Move the sprite to position + velocity * contact_time instead of position + velocity and handle the remaining (1 - contact_time) fraction of movement after resolving the collision normal. This produces smooth, physically correct stopping behaviour for platforms and boxes.

Choosing the Right Collision Method

Not every sprite needs swept detection — using it everywhere wastes CPU cycles. Here is a practical guide for picking the right method:

• spritecollide / spritecollideany: Correct for objects moving less than their own width/height per frame. Fast, zero setup. Use for slow enemies, pickups, player hitboxes.
• groupcollide: Tests every sprite in group A against every sprite in group B. Use when you need to know which specific pair collided (e.g., bullets vs enemies).
• Sub-stepping: Best for medium-speed projectiles when step count stays under ~10. Simple to implement, works with all existing Pygame collision functions.
• Line-segment intersection: Best for hitscan and very fast projectiles. Constant cost regardless of speed. Slightly more complex to implement.
• Swept AABB: Best for platformer-style movement where you need exact contact position and normal for response (sliding along walls, landing on platforms).
• collide_mask: Pixel-perfect but slow. Use only for slow objects where visual accuracy matters, such as a character touching a precisely shaped hazard.

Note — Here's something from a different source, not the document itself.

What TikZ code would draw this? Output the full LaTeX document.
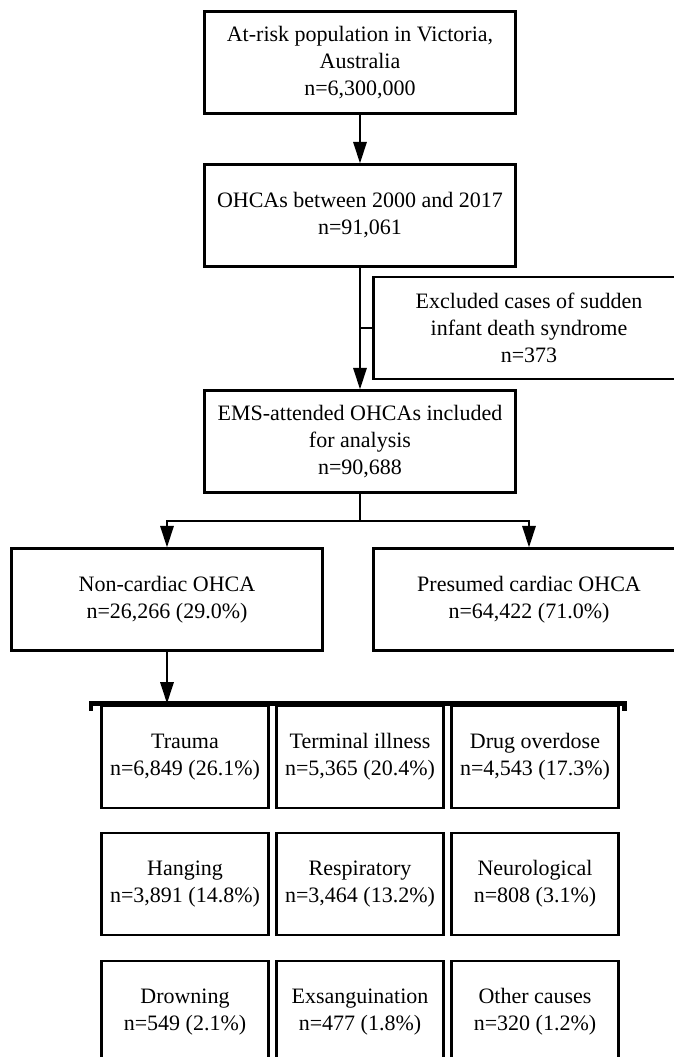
\documentclass[tikz,border=0pt]{standalone}
\usepackage{fontspec}
\setmainfont{Liberation Serif}
\usetikzlibrary{arrows.meta}
\newcommand{\boxfont}{\fontsize{16.5}{20.25}\selectfont}
\tikzset{
  bigbox/.style={draw, line width=1.8pt, align=center, font=\boxfont,
    minimum width=233pt, minimum height=76.5pt, inner sep=2pt},
  causebox/.style={bigbox, minimum width=125pt},
  link/.style={line width=1.5pt},
  arr/.style={link, -{Triangle[length=16pt,width=10pt]}},
  brk/.style={line width=3.6pt}
}
\begin{document}
\begin{tikzpicture}[x=0.75pt, y=-0.75pt]
  \useasboundingbox (0,0) rectangle (674,1057);
  % Selection of cases
  \node[bigbox] (pop) at (360,62.5) {At-risk population in Victoria,\\Australia\\n=6,300,000};
  \node[bigbox] (ohca) at (360,215.5) {OHCAs between 2000 and 2017\\n=91,061};
  \node[bigbox] (excl) at (529,328) {Excluded cases of sudden\\infant death syndrome\\n=373};
  \node[bigbox] (ems) at (360,441.5) {EMS-attended OHCAs included\\for analysis\\n=90,688};
  % Aetiology split
  \node[bigbox] (noncard) at (167,599.5) {Non-cardiac OHCA\\n=26,266 (29.0\%)};
  \node[bigbox] (presum) at (529,599.5) {Presumed cardiac OHCA\\n=64,422 (71.0\%)};
  % Non-cardiac causes
  \node[causebox] (trauma) at (185,757) {Trauma\\n=6,849 (26.1\%)};
  \node[causebox] (terminal) at (360,757) {Terminal illness\\n=5,365 (20.4\%)};
  \node[causebox] (drug) at (535,757) {Drug overdose\\n=4,543 (17.3\%)};
  \node[causebox] (hanging) at (185,884) {Hanging\\n=3,891 (14.8\%)};
  \node[causebox] (resp) at (360,884) {Respiratory\\n=3,464 (13.2\%)};
  \node[causebox] (neuro) at (535,884) {Neurological\\n=808 (3.1\%)};
  \node[causebox] (drown) at (185,1012) {Drowning\\n=549 (2.1\%)};
  \node[causebox] (exsang) at (360,1012) {Exsanguination\\n=477 (1.8\%)};
  \node[causebox] (other) at (535,1012) {Other causes\\n=320 (1.2\%)};
  % Connectors
  \draw[arr] (pop) -- (ohca);
  \draw[arr] (ohca) -- (ems);
  \draw[link] (excl.west) -- (excl.west -| ohca.south);
  \draw[link] (ems.south) -- ++(0,27) coordinate (split);
  \draw[arr] (split) -| (noncard.north);
  \draw[arr] (split) -| (presum.north);
  % Bracket over the causes
  \coordinate (brkL) at (91,703.5);
  \coordinate (brkR) at (624.5,703.5);
  \draw[brk] (brkL) ++(0,7) -- (brkL) -- (brkR) -- ++(0,7);
  \draw[arr] (noncard.south) -- (noncard.south |- brkL);
\end{tikzpicture}
\end{document}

Tunnelling bugs are particularly nasty to track down post-release because they’re often frame-rate dependent — they only appear on machines where clock.tick() returns a larger delta than expected. Capturing frame time alongside collision event logs in your bug reports (using a tool like Bugnet) helps you correlate “bullet went through wall” reports with specific hardware performance characteristics.

Discrete collision is fast and correct — until your sprite is faster than itself.